Sono più disorientato a Porto San Giorgio, cittadina marchigiana, dove in una sala sul lungomare e sotto una pioggia che scoraggia l'ispirazione, ci ritroviamo con tre amministratori locali di diversa formazione a ragionare su un enigma: Non nominare il nome di Dio invano. Ma di che parliamo? Chi oggi invoca ancora qualcosa, e tantopiù Dio? Invochiamo i soldi e il potere, la ricerca edonistica e la voglia consumistica, e una lunga serie di altri idoli. Ma Dio resta fuori della nostra sensibilità – questo, almeno, il mio sentire – altro che invocarlo “invano”.

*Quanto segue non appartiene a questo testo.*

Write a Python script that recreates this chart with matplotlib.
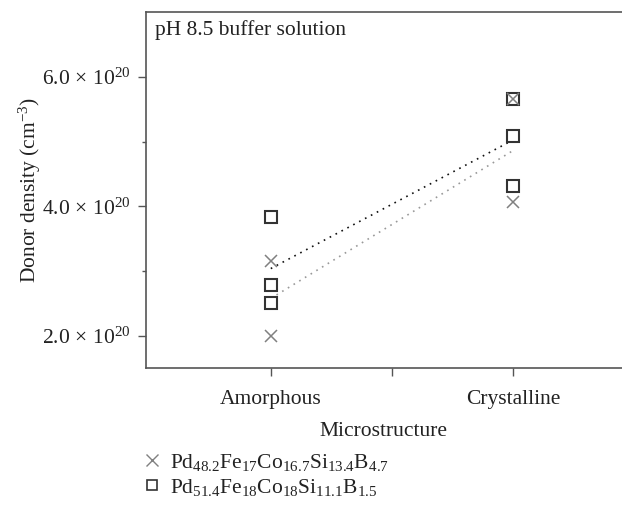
import matplotlib
matplotlib.use("Agg")
import matplotlib.pyplot as plt
import numpy as np
from matplotlib.ticker import FixedLocator, FuncFormatter
from matplotlib.lines import Line2D

plt.rcParams["font.family"] = ["Liberation Serif", "DejaVu Serif"]
plt.rcParams["mathtext.fontset"] = "custom"
plt.rcParams["mathtext.rm"] = "Liberation Serif"
plt.rcParams["mathtext.it"] = "Liberation Serif:italic"

# donor density values (units of 1e20 cm^-3)
categories = ["Amorphous", "Crystalline"]
alloy_a_amorphous = [3.16, 1.99]
alloy_a_crystalline = [5.66, 4.06]
alloy_b_amorphous = [3.83, 2.78, 2.50]
alloy_b_crystalline = [5.66, 5.09, 4.32]
y_ticks = [2.0, 4.0, 6.0]
y_minor = [3.0, 5.0]

label_a = r"Pd$_{48.2}$Fe$_{17}$Co$_{16.7}$Si$_{13.4}$B$_{4.7}$"
label_b = r"Pd$_{51.4}$Fe$_{18}$Co$_{18}$Si$_{11.1}$B$_{1.5}$"

text_col = "#222222"
spine_col = "#555555"
grey = "#808080"
dark = "#333333"
fs = 15.5

fig = plt.figure(figsize=(6.22, 5.05), dpi=100)
ax = fig.add_axes([0.234, 0.2713, 0.766, 0.7047])

# mean trend lines
ax.plot([0, 1], [np.mean(alloy_b_amorphous), np.mean(alloy_b_crystalline)],
        ls=(0, (1, 3)), color="#111111", lw=1.2)
ax.plot([0, 1], [np.mean(alloy_a_amorphous), np.mean(alloy_a_crystalline)],
        ls=(0, (1, 3)), color="#999999", lw=1.2)

# individual measurements
ax.plot([0] * len(alloy_b_amorphous), alloy_b_amorphous, ls="none", marker="s",
        ms=8, mfc="white", mec=dark, mew=1.5)
ax.plot([1] * len(alloy_b_crystalline), alloy_b_crystalline, ls="none", marker="s",
        ms=8, mfc="white", mec=dark, mew=1.5)
ax.plot([0] * len(alloy_a_amorphous), alloy_a_amorphous, ls="none", marker="x",
        ms=9, mec=grey, mew=1.1)
ax.plot([1] * len(alloy_a_crystalline), alloy_a_crystalline, ls="none", marker="x",
        ms=9, mec=grey, mew=1.1)

ax.set_xlim(-0.517, 1.45)
ax.set_ylim(1.5, 7.0)

ax.xaxis.set_major_locator(FixedLocator([0, 0.5, 1]))
ax.set_xticklabels([categories[0], "", categories[1]])
ax.yaxis.set_major_locator(FixedLocator(y_ticks))
ax.yaxis.set_minor_locator(FixedLocator(y_minor))
ax.yaxis.set_major_formatter(FuncFormatter(
    lambda v, p: r"%.1f$\,\times\,10^{20}$" % v))

for side in ["left", "bottom", "top"]:
    ax.spines[side].set_color(spine_col)
    ax.spines[side].set_linewidth(1.2)
ax.spines["right"].set_visible(False)

ax.tick_params(axis="both", which="major", length=6, width=1, color=spine_col,
               labelsize=fs, labelcolor=text_col, pad=5)
ax.tick_params(axis="y", which="minor", length=3, width=1, color=spine_col)
ax.tick_params(axis="x", pad=10)

ax.set_xlabel("Microstructure", fontsize=fs, color=text_col, labelpad=9)
ax.set_ylabel(r"Donor density (cm$^{-3}$)", fontsize=fs, color=text_col, labelpad=-1)

ax.text(0.02, 0.978, "pH 8.5 buffer solution", transform=ax.transAxes,
        fontsize=fs, color=text_col, va="top", ha="left")

handles = [
    Line2D([], [], ls="none", marker="x", ms=8, mec=grey, mew=1.0),
    Line2D([], [], ls="none", marker="s", ms=7, mfc="white", mec=dark, mew=1.2),
]
fig.legend(handles, [label_a, label_b], loc="upper left",
           bbox_to_anchor=(0.21, 0.127), frameon=False,
           fontsize=fs, handlelength=1.0, handletextpad=0.35, labelspacing=0.2,
           borderpad=0, labelcolor=text_col)

fig.savefig("out.png", dpi=100)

Pico della Mirandola nel Quattrocento lo annuncò a chiare lettere: la vera pace è teologica, o non è. Ne siamo lontani. Dio è lasciato fuori della stanza, anche quando dovrebbe essere invocato a proposito. Ho raccontato ad esempio della mia frustrazione ogni qual volta visito Gerusalemme e la Palestina, là dove la politica fallisce da ogni parte – israeliena, palestinese, europea, inernazionale – ma dove alla fine la responsabilità più alta la portano e religioni, ancora incapaci di dialogo, e ancor meno di intesa.

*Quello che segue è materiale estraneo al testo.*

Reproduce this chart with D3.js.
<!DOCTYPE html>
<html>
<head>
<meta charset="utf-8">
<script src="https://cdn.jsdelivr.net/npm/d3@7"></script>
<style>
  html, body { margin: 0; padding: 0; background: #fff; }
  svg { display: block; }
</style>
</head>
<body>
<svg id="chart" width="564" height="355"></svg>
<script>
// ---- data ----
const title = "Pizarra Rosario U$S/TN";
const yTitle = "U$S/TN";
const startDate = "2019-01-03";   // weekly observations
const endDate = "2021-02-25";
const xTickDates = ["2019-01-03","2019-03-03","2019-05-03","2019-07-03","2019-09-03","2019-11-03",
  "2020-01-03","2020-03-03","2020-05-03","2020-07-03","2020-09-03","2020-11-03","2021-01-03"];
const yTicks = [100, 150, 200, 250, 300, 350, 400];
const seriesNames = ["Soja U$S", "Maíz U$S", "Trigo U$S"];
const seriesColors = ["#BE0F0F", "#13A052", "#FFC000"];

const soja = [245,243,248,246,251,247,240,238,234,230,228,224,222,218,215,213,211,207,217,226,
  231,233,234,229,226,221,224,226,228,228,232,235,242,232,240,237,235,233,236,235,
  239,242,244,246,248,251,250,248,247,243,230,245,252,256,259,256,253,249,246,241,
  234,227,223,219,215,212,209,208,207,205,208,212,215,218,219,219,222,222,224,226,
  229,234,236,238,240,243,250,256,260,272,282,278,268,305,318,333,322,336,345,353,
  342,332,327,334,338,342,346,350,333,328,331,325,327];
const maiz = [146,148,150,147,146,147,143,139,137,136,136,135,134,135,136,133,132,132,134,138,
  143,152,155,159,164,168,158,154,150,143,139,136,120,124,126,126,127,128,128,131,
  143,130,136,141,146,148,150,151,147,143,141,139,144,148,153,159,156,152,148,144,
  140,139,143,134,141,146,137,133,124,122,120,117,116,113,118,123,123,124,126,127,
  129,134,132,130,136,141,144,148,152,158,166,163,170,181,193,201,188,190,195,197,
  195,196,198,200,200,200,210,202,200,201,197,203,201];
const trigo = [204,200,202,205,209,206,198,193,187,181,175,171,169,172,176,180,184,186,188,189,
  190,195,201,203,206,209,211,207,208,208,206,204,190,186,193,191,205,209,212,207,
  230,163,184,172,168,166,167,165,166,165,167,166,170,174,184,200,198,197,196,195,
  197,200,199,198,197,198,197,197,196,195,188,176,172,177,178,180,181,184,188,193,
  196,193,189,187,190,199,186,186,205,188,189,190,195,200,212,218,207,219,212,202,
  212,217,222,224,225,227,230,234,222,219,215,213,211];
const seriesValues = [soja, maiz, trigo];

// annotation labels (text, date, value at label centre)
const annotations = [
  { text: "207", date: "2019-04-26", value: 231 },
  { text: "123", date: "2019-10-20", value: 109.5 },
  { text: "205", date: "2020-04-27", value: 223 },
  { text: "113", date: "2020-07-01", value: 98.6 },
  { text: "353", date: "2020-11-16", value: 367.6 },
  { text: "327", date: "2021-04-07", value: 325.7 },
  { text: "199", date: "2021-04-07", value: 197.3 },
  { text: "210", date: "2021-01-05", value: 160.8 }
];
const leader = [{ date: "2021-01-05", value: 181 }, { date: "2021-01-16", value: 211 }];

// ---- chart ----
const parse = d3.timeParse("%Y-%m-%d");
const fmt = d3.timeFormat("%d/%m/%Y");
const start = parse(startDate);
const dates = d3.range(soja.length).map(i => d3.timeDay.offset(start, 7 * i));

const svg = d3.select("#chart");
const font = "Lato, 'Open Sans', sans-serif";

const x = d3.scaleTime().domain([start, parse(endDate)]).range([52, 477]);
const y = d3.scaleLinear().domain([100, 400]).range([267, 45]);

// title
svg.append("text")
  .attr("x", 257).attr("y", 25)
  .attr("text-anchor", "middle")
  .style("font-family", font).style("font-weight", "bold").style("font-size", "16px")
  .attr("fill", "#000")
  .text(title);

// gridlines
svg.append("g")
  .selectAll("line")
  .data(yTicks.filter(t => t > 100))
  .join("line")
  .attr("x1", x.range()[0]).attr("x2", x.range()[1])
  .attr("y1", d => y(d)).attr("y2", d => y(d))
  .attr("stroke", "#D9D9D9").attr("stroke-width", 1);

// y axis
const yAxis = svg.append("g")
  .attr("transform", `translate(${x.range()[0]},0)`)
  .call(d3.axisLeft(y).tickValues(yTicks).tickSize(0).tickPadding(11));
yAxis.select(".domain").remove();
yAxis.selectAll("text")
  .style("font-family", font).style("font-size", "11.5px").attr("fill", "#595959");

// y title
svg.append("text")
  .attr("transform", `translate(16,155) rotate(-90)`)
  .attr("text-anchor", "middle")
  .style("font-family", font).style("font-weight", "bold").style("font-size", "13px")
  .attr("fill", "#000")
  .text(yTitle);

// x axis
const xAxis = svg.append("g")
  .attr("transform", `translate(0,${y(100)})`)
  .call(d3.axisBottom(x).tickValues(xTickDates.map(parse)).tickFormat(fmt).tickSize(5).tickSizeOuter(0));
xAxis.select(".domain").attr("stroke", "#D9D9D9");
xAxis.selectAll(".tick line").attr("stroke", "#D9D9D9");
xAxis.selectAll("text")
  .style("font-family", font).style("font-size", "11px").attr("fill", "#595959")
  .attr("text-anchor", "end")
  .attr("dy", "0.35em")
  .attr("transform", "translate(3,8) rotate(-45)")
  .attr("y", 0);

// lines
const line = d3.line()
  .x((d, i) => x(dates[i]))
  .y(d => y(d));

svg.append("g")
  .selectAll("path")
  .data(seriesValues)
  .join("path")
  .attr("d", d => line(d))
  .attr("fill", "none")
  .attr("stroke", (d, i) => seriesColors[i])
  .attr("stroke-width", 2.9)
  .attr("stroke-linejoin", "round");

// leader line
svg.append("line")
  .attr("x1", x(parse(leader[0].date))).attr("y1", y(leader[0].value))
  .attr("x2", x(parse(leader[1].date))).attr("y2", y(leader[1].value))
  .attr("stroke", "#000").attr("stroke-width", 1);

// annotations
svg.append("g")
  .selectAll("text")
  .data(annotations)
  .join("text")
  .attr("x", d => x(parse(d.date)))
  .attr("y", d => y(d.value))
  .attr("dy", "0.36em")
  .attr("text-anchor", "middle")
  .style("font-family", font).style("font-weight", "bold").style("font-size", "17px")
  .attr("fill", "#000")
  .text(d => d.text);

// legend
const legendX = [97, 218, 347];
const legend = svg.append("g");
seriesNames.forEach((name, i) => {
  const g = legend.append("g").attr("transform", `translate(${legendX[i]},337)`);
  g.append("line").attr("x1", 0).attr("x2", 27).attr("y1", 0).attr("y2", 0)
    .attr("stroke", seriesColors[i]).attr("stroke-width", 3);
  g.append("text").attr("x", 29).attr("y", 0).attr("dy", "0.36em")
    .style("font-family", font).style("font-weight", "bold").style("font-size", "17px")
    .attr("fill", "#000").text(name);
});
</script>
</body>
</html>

Un'assessora di Fermo ha ricordato come il comandamento possa essere interpretato nel senso di banalizzare la politica, evitare cioè che una così nobile dimensione, come quella dell'operare per il bene comune, possa frantumarsi e ridursi in un'affannosa rincorsa del potere e di interessi personalistici, dove ci si riempie la bocca e si invoa tutto e il contrario di tutto, ma non i valori che dovrebbero guidare l'azione della politica. Anche il candidato sindaco ha invitato alla sobrietà, alla necessità di resistere alal tentazione degli anunci, forma di invocazione a effetto che sostituisce ogni dimensione alta. Per concludere un comandamento che sfugge alla nostra pratica quotidiana, ho ripetetuto le parole di Don Milanim il migliore viatico alla vita pubblica, a quell'impegno che se sa invocare sa anche far bene e ne ottiene subito una luce: “Amare i figli dei poveri e fare politica è tutt'uno”. Invochiamo almeno questa alleanza.